During the fountain's nine-month, $2.9 million restoration , Hoerner said, officials had hoped to restore its original light and water sequences but could find no documentation of them. So instead, they turned to the theater world.
Jefferson Award-winning theater designer John Culbert, a faculty member of DePaul University's Theater School, designed the light and water sequencing. The result, said Park District spokeswoman Sheryl Hislop, "is spectacular." "
"I wanted to create something elegant, not a rock 'n' roll laser light show," Culbert said. "We looked at the rhythm of how the light and water changes and created a storyboard series of sketches of routines the fountain could follow.
"The `looks' we developed took advantage of new lights and the new valves and spouts. That allowed us to create many different compositions I feel are quite clean and crisp in their look." (Tribune and Sun Times, 1994)

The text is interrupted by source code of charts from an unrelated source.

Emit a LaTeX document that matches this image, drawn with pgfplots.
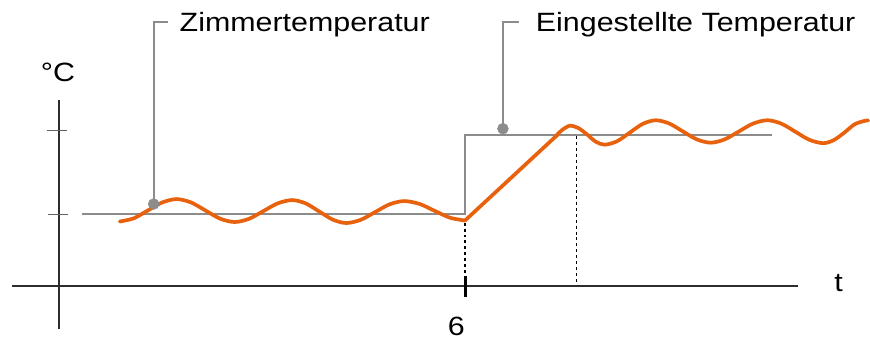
\documentclass[border=0pt]{standalone}
\usepackage{pgfplots}
\pgfplotsset{compat=1.18}
\usepackage{fontspec}
\setmainfont{Liberation Sans}
\definecolor{heat}{RGB}{232,98,14}
\definecolor{lgray}{RGB}{140,140,140}
\definecolor{axgray}{RGB}{45,45,45}
\begin{document}
\begin{tikzpicture}
\begin{axis}[
  width=870pt, height=342pt, scale only axis,
  xmin=0, xmax=870, ymin=0, ymax=342, y dir=reverse,
  axis lines=none, clip=false,
]
\path (axis cs:0,0) rectangle (axis cs:870,342);
% axes
\addplot[axgray, line width=1.4pt] coordinates {(12,286.7) (800,286.7)};
\addplot[axgray, line width=1.4pt] coordinates {(59,100) (59,330)};
\addplot[lgray!70!black, line width=1.4pt] coordinates {(47,131) (67,131)};
\addplot[lgray!70!black, line width=1.4pt] coordinates {(48,215) (68,215)};
\addplot[black, line width=3pt] coordinates {(466,277) (466,298)};
% dashed helper lines
\addplot[black, line width=1.2pt, dash pattern=on 3pt off 3pt] coordinates {(466,223) (466,286)};
\addplot[black, line width=1.2pt, dash pattern=on 3pt off 3pt] coordinates {(578,136) (578,286)};
% set temperature (step)
\addplot[lgray, line width=2.3pt] coordinates {(82,214.3) (466,214.3) (466,135.5) (774,135.5)};
% callouts
\addplot[lgray, line width=2pt] coordinates {(154,204.5) (154,21.7) (168,21.7)};
\addplot[lgray, line width=2pt] coordinates {(504,129) (504,21.7) (520,21.7)};
\addplot[only marks, mark=*, mark size=5.5pt, color=lgray] coordinates {(154,204.5) (504,129)};
% room temperature
\addplot[heat, line width=3.7pt, line join=round, line cap=round, smooth, tension=0.5] coordinates {
(120,222) (134,218.8) (148,211) (162.5,202.9) (177,199.5) (191.5,202.9) (206,211)
(220.5,219.1) (235,222.5) (249.5,219.3) (264,211.5) (278.5,203.7) (293,200.5)
(306.5,203.9) (320,212) (333.5,220.1) (347,223.5) (361.5,220.3) (376,212.5)
(390.5,204.7) (405,201.5) (420.5,204.4) (436,211.5) (451,218.2) (466,221)
};
\addplot[heat, line width=3.7pt, line join=round, line cap=round] coordinates {
(466,221) (559,134.8)
};
\addplot[heat, line width=3.7pt, line join=round, line cap=round, smooth, tension=0.5] coordinates {
(556,137.5) (563,130.5) (571,126) (579.5,128.3) (588,134.5) (597,142) (606,145)
(618.5,141.5) (631,133) (644,124.2) (657,120.5) (670.5,123.7) (684,131.5)
(698,139.6) (712,143) (726,139.8) (740,132) (754.5,123.9) (769,120.5)
(783,123.9) (797,132) (811,140.1) (825,143.5) (835.5,140.4) (846,133)
(856.5,124.5) (867,121) (870,120.8)
};
% texts
\node[anchor=base west, xscale=1.15, font=\fontsize{26.5}{30}\selectfont] at (axis cs:176,31.9) {Zimmertemperatur};
\node[anchor=base west, xscale=1.15, font=\fontsize{26.5}{30}\selectfont] at (axis cs:533,31.9) {Eingestellte Temperatur};
\node[anchor=base west, xscale=1.15, font=\fontsize{26.5}{30}\selectfont] at (axis cs:37,81.7) {°C};
\node[anchor=base west, xscale=1.15, font=\fontsize{26.5}{30}\selectfont] at (axis cs:832,292) {t};
\node[anchor=base, xscale=1.15, font=\fontsize{26.5}{30}\selectfont] at (axis cs:457.3,336.7) {6};
\end{axis}
\end{tikzpicture}
\end{document}
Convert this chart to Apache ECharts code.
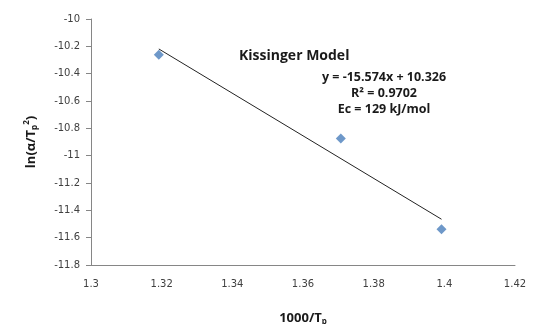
<!DOCTYPE html>
<html>
<head>
<meta charset="utf-8">
<script src="https://cdn.jsdelivr.net/npm/echarts@6/dist/echarts.min.js"></script>
<style>
  html, body { margin: 0; padding: 0; background: #fff; }
  #chart { width: 539px; height: 324px; }
</style>
</head>
<body>
<div id="chart"></div>
<script>
// measured points (1000/Tp, ln(a/Tp^2))
const xValues = [1.3192, 1.3707, 1.3992]
const yValues = [-10.262, -10.875, -11.538]
// trendline from the fit shown on the chart
const slope = -15.574
const intercept = 10.326
const fitLabels = ['y = -15.574x + 10.326', 'R² = 0.9702', 'Ec = 129 kJ/mol']

const points = xValues.map((x, i) => [x, yValues[i]])
const xMin = Math.min(...xValues)
const xMax = Math.max(...xValues)
const trend = [[xMin, slope * xMin + intercept], [xMax, slope * xMax + intercept]]

const labelFont = 'DejaVu Sans'
const chart = echarts.init(document.getElementById('chart'))
chart.setOption({
  animation: false,
  title: {
    text: 'Kissinger Model',
    left: 234,
    top: 44,
    textStyle: { fontFamily: 'Open Sans', fontWeight: 'bold', fontSize: 14, color: '#1a1a1a' }
  },
  grid: { left: 91, right: 24, top: 19, bottom: 59, outerBoundsMode: 'none', containLabel: false },
  xAxis: {
    type: 'value',
    min: 1.3,
    max: 1.42,
    interval: 0.02,
    name: '1000/T{sub|p}',
    nameLocation: 'middle',
    nameGap: 45,
    nameTextStyle: {
      fontFamily: 'Open Sans', fontWeight: 'bold', fontSize: 13, color: '#1a1a1a',
      rich: { sub: { fontFamily: 'Open Sans', fontWeight: 'bold', fontSize: 8, color: '#1a1a1a', padding: [8, 0, 0, 0] } }
    },
    axisLine: { lineStyle: { color: '#868686', width: 1 } },
    axisTick: { show: false },
    splitLine: { show: false },
    axisLabel: { fontFamily: labelFont, fontSize: 10, color: '#404040', margin: 14 }
  },
  yAxis: {
    type: 'value',
    min: -11.8,
    max: -10,
    interval: 0.2,
    name: 'ln(α/T{sub|p}{sup|2})',
    nameLocation: 'middle',
    nameRotate: 90,
    nameGap: 52,
    nameTextStyle: {
      fontFamily: 'Open Sans', fontWeight: 'bold', fontSize: 13, color: '#1a1a1a',
      rich: {
        sub: { fontFamily: 'Open Sans', fontWeight: 'bold', fontSize: 8, color: '#1a1a1a', padding: [8, 0, 0, 0] },
        sup: { fontFamily: 'Open Sans', fontWeight: 'bold', fontSize: 8, color: '#1a1a1a', padding: [0, 0, 8, 0] }
      }
    },
    axisLine: { show: true, lineStyle: { color: '#868686', width: 1 } },
    axisTick: { show: true, length: 5, lineStyle: { color: '#868686' } },
    splitLine: { show: false },
    axisLabel: {
      fontFamily: labelFont, fontSize: 10, color: '#404040', margin: 11,
      formatter: v => String(parseFloat(v.toFixed(1)))
    }
  },
  graphic: fitLabels.map((t, i) => ({
    type: 'text',
    x: 384,
    y: 77 + i * 16,
    style: {
      text: t,
      fontFamily: 'Open Sans',
      fontWeight: 'bold',
      fontSize: 12.5,
      fill: '#1a1a1a',
      align: 'center',
      verticalAlign: 'middle'
    }
  })),
  series: [{
    type: 'line',
    data: trend,
    symbol: 'none',
    lineStyle: { color: '#222', width: 1 },
    silent: true
  }, {
    type: 'scatter',
    data: points,
    symbol: 'diamond',
    symbolSize: 10,
    itemStyle: { color: '#4a7ebb' }
  }]
})
</script>
</body>
</html>
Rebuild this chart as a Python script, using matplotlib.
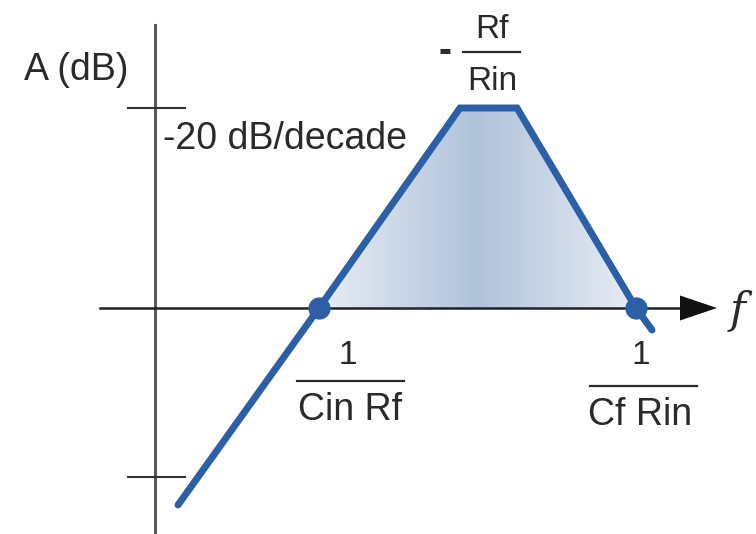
import matplotlib
matplotlib.use("Agg")
import matplotlib.pyplot as plt
import numpy as np
from matplotlib.colors import LinearSegmentedColormap

# ===== Asymptotic Bode magnitude (log-frequency units, gain in dB) =====
freq = [2.3, 16.4, 30.5, 36.2, 48.1, 49.7]
gain = [-19.7, 0.0, 20.0, 20.0, 0.0, -2.2]

# corner frequencies (where the curve crosses 0 dB)
corner_f = [16.4, 48.1]
corner_g = [0.0, 0.0]

# y-axis ticks (dB)
tick_db = [20.0, -16.9]

# ===== Styling =====
blue = "#2b5fa6"
text_col = "#2a2a2a"
font_name = "Liberation Sans"

fig = plt.figure(figsize=(7.56, 5.34), dpi=100)
ax = fig.add_axes([0, 0, 1, 1])
ax.set_xlim(-15.5, 60.1)
ax.set_ylim(-22.6, 30.8)
ax.axis("off")

# ===== Gradient fill under the passband =====
poly, = ax.fill(freq[1:5], gain[1:5], color="none", lw=0)
cmap = LinearSegmentedColormap.from_list(
    "band", [(0.0, "#e8edf5"), (0.5, "#b0c2da"), (1.0, "#e8edf5")])
grad = np.linspace(0, 1, 256).reshape(1, -1)
img = ax.imshow(grad, cmap=cmap, aspect="auto", interpolation="bicubic",
                extent=(freq[1], freq[4], 0, 20), zorder=1)
img.set_clip_path(poly)

# ===== Axes (drawn as lines) =====
ax.plot([0, 0], [-22.5, 28.3], color="#5a5a5a", lw=2.2, zorder=2)
ax.plot([-5.5, 53.5], [0, 0], color="#222222", lw=1.8, zorder=2)
ax.fill([52.5, 56.2, 52.5], [1.25, 0, -1.25], color="#111111", lw=0, zorder=2)
for t in tick_db:
    ax.plot([-2.7, 3.0], [t, t], color="#333333", lw=1.5, zorder=2)

# ===== Response curve =====
ax.plot(freq, gain, color=blue, lw=5, solid_capstyle="round",
        solid_joinstyle="miter", zorder=3)
ax.plot(corner_f, corner_g, "o", color=blue, ms=15, zorder=4)

# ===== Labels =====
kw = dict(color=text_col, fontname=font_name)
ax.text(-7.9, 23.8, "A (dB)", fontsize=27, ha="center", va="center", **kw)
ax.text(0.8, 16.9, "-20 dB/decade", fontsize=27, ha="left", va="center", **kw)
ax.text(58.3, -0.3, "f", fontsize=31, style="italic",
        fontname="DejaVu Serif", ha="center", va="center", color=text_col)

# passband gain  -Rf/Rin
ax.text(29.0, 25.6, "-", fontsize=28, fontweight="bold", ha="center", va="center", **kw)
ax.plot([30.8, 36.5], [25.6, 25.6], color=text_col, lw=1.6)
ax.text(33.7, 27.9, "Rf", fontsize=24, ha="center", va="center", **kw)
ax.text(33.7, 22.7, "Rin", fontsize=24, ha="center", va="center", **kw)

# lower corner  1/(Cin Rf)
ax.text(19.3, -4.7, "1", fontsize=24, ha="center", va="center", **kw)
ax.plot([14.2, 24.9], [-7.3, -7.3], color=text_col, lw=1.6)
ax.text(19.5, -10.2, "Cin Rf", fontsize=27, ha="center", va="center", **kw)

# upper corner  1/(Cf Rin)
ax.text(48.6, -4.7, "1", fontsize=24, ha="center", va="center", **kw)
ax.plot([43.5, 54.2], [-7.8, -7.8], color=text_col, lw=1.6)
ax.text(48.5, -10.7, "Cf Rin", fontsize=27, ha="center", va="center", **kw)

plt.savefig("out.png", dpi=100)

So now the new plan is going to revamp the lighting with Wet Design, known for the Bellagio, and "They're also debating between new lamps that show sharper colors and the yellowish, more romantic hues of the current lights."?
And the pavers sound like a done deal: "The site work includes the installation of an exciting, new permeable paver from Unilock with a granite chipped surface" (From TDA Planning website)
Sounds like that would contradict Buckingham's intent, as the paving issue arguably does. But the basin repair, treatment of seahorses and fences, and landscaping are all good things.